** Start of Information supplied **

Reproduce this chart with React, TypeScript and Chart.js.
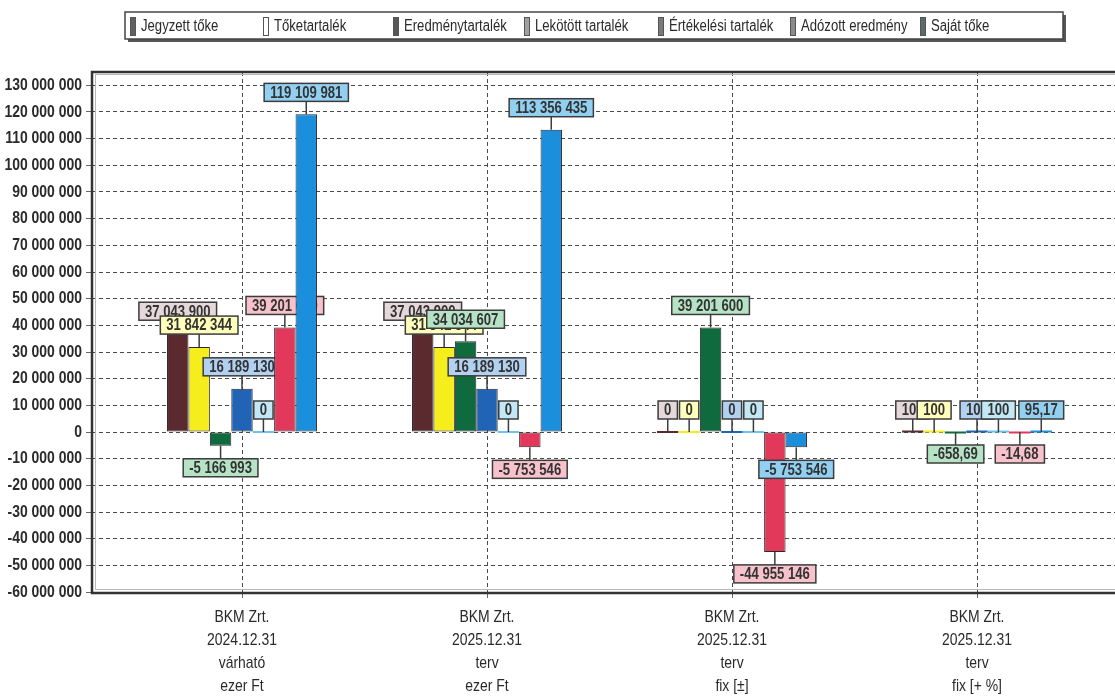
import React, { useEffect, useRef } from 'react';
import { Chart, registerables } from 'chart.js';

Chart.register(...registerables);

// ---------- DATA ----------
const categoryLines: string[][] = [
  ['BKM Zrt.', '2024.12.31', 'várható', 'ezer Ft'],
  ['BKM Zrt.', '2025.12.31', 'terv', 'ezer Ft'],
  ['BKM Zrt.', '2025.12.31', 'terv', 'fix [±]'],
  ['BKM Zrt.', '2025.12.31', 'terv', 'fix [+ %]'],
];

const seriesNames = [
  'Jegyzett tőke',
  'Tőketartalék',
  'Eredménytartalék',
  'Lekötött tartalék',
  'Értékelési tartalék',
  'Adózott eredmény',
  'Saját tőke',
];

const jegyzettToke = [37043900, 37043900, 0, 100];
const toketartalek = [31842344, 31842344, 0, 100];
const eredmenytartalek = [-5166993, 34034607, 39201600, -658.69];
const lekotottTartalek = [16189130, 16189130, 0, 100];
const ertekelesiTartalek = [0, 0, 0, 100];
const adozottEredmeny = [39201600, -5753546, -44955146, -14.68];
const sajatToke = [119109981, 113356435, -5753546, 95.17];

const seriesValues = [
  jegyzettToke,
  toketartalek,
  eredmenytartalek,
  lekotottTartalek,
  ertekelesiTartalek,
  adozottEredmeny,
  sajatToke,
];

const yMin = -60000000;
const yMax = 135000000;
const yTopTick = 130000000;
const yStep = 10000000;

// ---------- STYLE ----------
const barColors = ['#5b2a2f', '#f6ee1c', '#0f6b3d', '#2164b6', '#6cc4ee', '#e2395a', '#1b8fdc'];
const labelBg = ['#e6d8da', '#ffffbc', '#b6e3c6', '#b2d0f0', '#c2e8f6', '#f8c2cc', '#92d0f2'];
const legendMarker = ['#606060', '#ffffff', '#585858', '#a0a0a0', '#7a7a7a', '#8a8a8a', '#5c6c6c'];
const FONT = "'Liberation Sans', Arial, sans-serif";
const NARROW = 0.82;

function groupThousands(v: number): string {
  return Math.round(v).toString().replace(/\B(?=(\d{3})+(?!\d))/g, ' ');
}
function fmtLabel(v: number): string {
  if (Number.isInteger(v)) return groupThousands(v);
  return v.toFixed(2).replace('.', ',');
}

function narrowText(
  ctx: CanvasRenderingContext2D,
  text: string,
  x: number,
  y: number,
  align: CanvasTextAlign,
  size: number,
  color: string,
  weight = 'normal'
) {
  ctx.save();
  ctx.font = `${weight} ${size}px ${FONT}`;
  ctx.fillStyle = color;
  ctx.textAlign = align;
  ctx.textBaseline = 'middle';
  ctx.translate(x, y);
  ctx.scale(NARROW, 1);
  ctx.fillText(text, 0, 0);
  ctx.restore();
}
function narrowWidth(ctx: CanvasRenderingContext2D, text: string, size: number, weight = 'normal') {
  ctx.save();
  ctx.font = `${weight} ${size}px ${FONT}`;
  const w = ctx.measureText(text).width * NARROW;
  ctx.restore();
  return w;
}

const CANVAS_W = 1135;
const CANVAS_H = 697;
const AREA_LEFT = 92;
const AREA_TOP = 72;
const AREA_BOTTOM = 592;
const CAT_PX = 245;
const FIRST_CENTER_OFFSET = 150;

const drawPlugin = {
  id: 'customDraw',
  beforeDatasetsDraw(chart: any) {
    const ctx: CanvasRenderingContext2D = chart.ctx;
    const a = chart.chartArea;
    ctx.save();
    ctx.beginPath();
    ctx.rect(a.left, a.top, a.right - a.left, a.bottom - a.top);
    ctx.clip();
    chart.data.datasets.forEach((_ds: any, di: number) => {
      const meta = chart.getDatasetMeta(di);
      if (!meta.visible) return;
      meta.controller.draw();
      meta.data.forEach((el: any, i: number) => {
        const v = seriesValues[di][i];
        const x = el.x;
        const y = el.y;
        // very small bars: thin coloured line at the base
        if (Math.abs(el.base - el.y) < 1) {
          ctx.fillStyle = barColors[di];
          ctx.fillRect(x - el.width / 2, el.base - 1, el.width, 2);
        }
        const up = v >= 0;
        const h = 18;
        const cy = up ? y - 22 : y + 22;
        const text = fmtLabel(v);
        const w = narrowWidth(ctx, text, 16, 'bold') + 12;
        ctx.strokeStyle = '#3c3c3c';
        ctx.lineWidth = 1.5;
        ctx.beginPath();
        ctx.moveTo(x, y);
        ctx.lineTo(x, up ? cy + h / 2 : cy - h / 2);
        ctx.stroke();
        ctx.fillStyle = labelBg[di];
        ctx.fillRect(x - w / 2, cy - h / 2, w, h);
        ctx.strokeRect(x - w / 2, cy - h / 2, w, h);
        narrowText(ctx, text, x, cy + 1, 'center', 16, '#333333', 'bold');
      });
    });
    ctx.restore();
    return false;
  },
  afterDraw(chart: any) {
    const ctx: CanvasRenderingContext2D = chart.ctx;
    const a = chart.chartArea;
    const xs = chart.scales.x;
    const ys = chart.scales.y;
    ctx.save();
    // plot border
    ctx.strokeStyle = '#b8b8b8';
    ctx.lineWidth = 1;
    ctx.strokeRect(a.left + 3.5, a.top + 2.5, a.right - a.left, a.bottom - a.top - 5);
    ctx.strokeStyle = '#333333';
    ctx.lineWidth = 2.5;
    ctx.strokeRect(a.left, a.top, a.right - a.left, a.bottom - a.top + 1);

    // y tick labels
    ys.ticks.forEach((t: any) => {
      const py = ys.getPixelForValue(t.value);
      narrowText(ctx, groupThousands(t.value), a.left - 10, py, 'right', 17, '#2a2a2a', 'bold');
    });
    // x tick labels
    categoryLines.forEach((lines, i) => {
      const px = xs.getPixelForValue(i);
      lines.forEach((line, k) => {
        narrowText(ctx, line, px, 617 + k * 23, 'center', 17, '#2a2a2a');
      });
    });

    // legend box
    const bx = 125, by = 12, bw = 938, bh = 27;
    ctx.fillStyle = '#555555';
    ctx.fillRect(bx + 3, by + 3, bw, bh);
    ctx.fillStyle = '#ffffff';
    ctx.fillRect(bx, by, bw, bh);
    ctx.strokeStyle = '#444444';
    ctx.lineWidth = 1.5;
    ctx.strokeRect(bx, by, bw, bh);
    const markerX = [130, 263, 393, 524, 658, 790, 920];
    seriesNames.forEach((name, i) => {
      ctx.fillStyle = legendMarker[i];
      ctx.fillRect(markerX[i], 17, 6, 19);
      ctx.strokeStyle = '#555555';
      ctx.lineWidth = 1;
      ctx.strokeRect(markerX[i] + 0.5, 17.5, 5, 18);
      narrowText(ctx, name, markerX[i] + 11, 27, 'left', 16, '#2a2a2a');
    });
    ctx.restore();
  },
};

export default function App() {
  const ref = useRef<HTMLCanvasElement>(null);
  useEffect(() => {
    document.body.style.margin = '0';
    const canvas = ref.current;
    if (!canvas) return;
    const xMin = -FIRST_CENTER_OFFSET / CAT_PX;
    const xMax = xMin + (CANVAS_W - AREA_LEFT) / CAT_PX;
    const chart = new Chart(canvas, {
      type: 'bar',
      data: {
        datasets: seriesNames.map((name, di) => ({
          label: name,
          data: seriesValues[di].map((v, i) => ({ x: i, y: v })),
          backgroundColor: barColors[di],
          borderColor: '#2a2a2a',
          borderWidth: 1,
          borderSkipped: false,
          categoryPercentage: 0.612,
          barPercentage: 1,
        })),
      },
      options: {
        responsive: false,
        animation: false,
        devicePixelRatio: 1,
        layout: { padding: { top: AREA_TOP, left: 0, right: 0, bottom: 0 } },
        plugins: {
          legend: { display: false },
          tooltip: { enabled: false },
        },
        scales: {
          x: {
            type: 'linear',
            offset: false,
            min: xMin,
            max: xMax,
            grid: {
              offset: false,
              color: '#4a4a4a',
              lineWidth: 1,
              drawTicks: true,
              tickLength: 6,
              tickColor: '#666666',
            },
            border: { display: false, dash: [4, 3] },
            afterBuildTicks: (scale: any) => {
              scale.ticks = categoryLines.map((_c, i) => ({ value: i }));
            },
            afterFit: (scale: any) => {
              scale.height = CANVAS_H - AREA_BOTTOM;
            },
            ticks: {
              display: false,
              autoSkip: false,
              maxRotation: 0,
            },
          },
          y: {
            min: yMin,
            max: yMax,
            grid: {
              color: '#4a4a4a',
              lineWidth: 1,
              drawTicks: true,
              tickLength: 6,
              tickColor: '#666666',
            },
            border: { display: false, dash: [4, 3] },
            afterBuildTicks: (scale: any) => {
              const t: any[] = [];
              for (let v = yMin; v <= yTopTick; v += yStep) t.push({ value: v });
              scale.ticks = t;
            },
            afterFit: (scale: any) => {
              scale.width = AREA_LEFT;
            },
            ticks: {
              display: false,
            },
          },
        },
      },
      plugins: [drawPlugin],
    } as any);
    return () => chart.destroy();
  }, []);
  return (
    <div style={{ width: 1115, height: 697, overflow: 'hidden', background: '#ffffff' }}>
      <canvas ref={ref} width={CANVAS_W} height={CANVAS_H} style={{ display: 'block' }} />
    </div>
  );
}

** End of Information supplied **

**Written request**
Using the listing above, show each line holding the string "React".

**Answer**
Reproduce this chart with React, TypeScript and Chart.js.
import React, { useEffect, useRef } from 'react';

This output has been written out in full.